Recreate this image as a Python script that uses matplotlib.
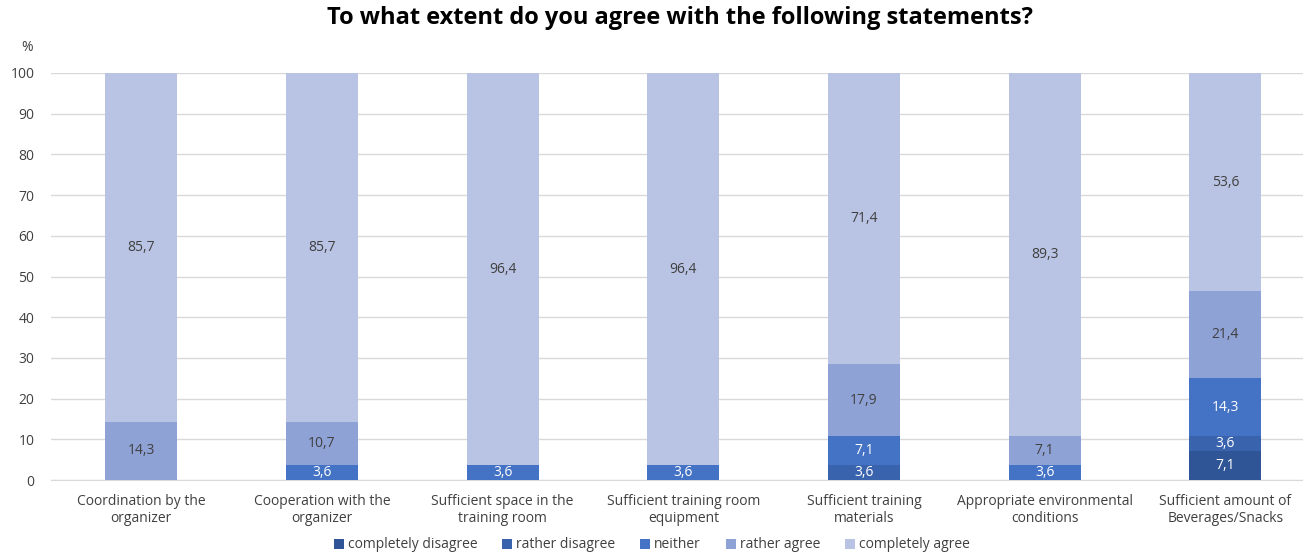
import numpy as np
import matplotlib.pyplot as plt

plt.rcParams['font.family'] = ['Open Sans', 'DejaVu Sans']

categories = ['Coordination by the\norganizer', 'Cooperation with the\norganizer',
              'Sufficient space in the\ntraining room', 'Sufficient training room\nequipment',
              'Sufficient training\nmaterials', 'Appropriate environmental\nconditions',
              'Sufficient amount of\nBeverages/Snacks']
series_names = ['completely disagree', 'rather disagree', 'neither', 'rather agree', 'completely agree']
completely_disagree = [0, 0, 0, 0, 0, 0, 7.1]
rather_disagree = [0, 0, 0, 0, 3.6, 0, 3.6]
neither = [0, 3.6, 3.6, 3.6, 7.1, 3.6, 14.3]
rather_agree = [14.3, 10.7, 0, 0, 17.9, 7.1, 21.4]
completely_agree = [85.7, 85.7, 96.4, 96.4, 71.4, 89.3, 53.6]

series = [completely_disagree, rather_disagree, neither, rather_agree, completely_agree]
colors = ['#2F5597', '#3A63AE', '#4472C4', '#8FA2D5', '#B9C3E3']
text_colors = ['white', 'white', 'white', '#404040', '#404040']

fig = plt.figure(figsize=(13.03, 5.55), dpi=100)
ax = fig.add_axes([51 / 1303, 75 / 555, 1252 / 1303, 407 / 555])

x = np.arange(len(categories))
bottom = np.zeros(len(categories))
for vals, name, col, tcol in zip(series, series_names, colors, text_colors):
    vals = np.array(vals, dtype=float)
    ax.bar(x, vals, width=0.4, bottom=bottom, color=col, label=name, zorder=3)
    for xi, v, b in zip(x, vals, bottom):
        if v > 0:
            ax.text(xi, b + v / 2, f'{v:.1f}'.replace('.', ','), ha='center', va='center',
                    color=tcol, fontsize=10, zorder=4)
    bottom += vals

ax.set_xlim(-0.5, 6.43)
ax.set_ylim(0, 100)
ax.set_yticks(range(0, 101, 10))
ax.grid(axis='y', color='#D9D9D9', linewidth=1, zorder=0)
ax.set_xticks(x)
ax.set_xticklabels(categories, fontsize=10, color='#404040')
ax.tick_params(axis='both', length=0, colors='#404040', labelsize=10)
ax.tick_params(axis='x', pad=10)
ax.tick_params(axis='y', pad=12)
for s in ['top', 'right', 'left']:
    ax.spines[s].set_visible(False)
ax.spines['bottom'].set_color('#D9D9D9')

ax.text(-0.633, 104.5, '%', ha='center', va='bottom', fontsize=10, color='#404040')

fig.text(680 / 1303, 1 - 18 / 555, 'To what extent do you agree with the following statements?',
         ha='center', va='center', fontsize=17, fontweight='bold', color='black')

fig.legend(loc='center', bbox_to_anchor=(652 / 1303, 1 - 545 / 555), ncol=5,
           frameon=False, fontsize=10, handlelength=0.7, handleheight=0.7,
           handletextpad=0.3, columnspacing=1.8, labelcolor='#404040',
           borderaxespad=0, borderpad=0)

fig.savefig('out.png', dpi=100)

#### GIVEN REQUEST
Reproduce the data above word for word from its first line through the line that holds "plt.rcParams['font.family'] = ['Open", both ends included; skip pictures.

#### PROBLEM SOLUTION
Recreate this image as a Python script that uses matplotlib.
import numpy as np
import matplotlib.pyplot as plt

plt.rcParams['font.family'] = ['Open Sans', 'DejaVu Sans']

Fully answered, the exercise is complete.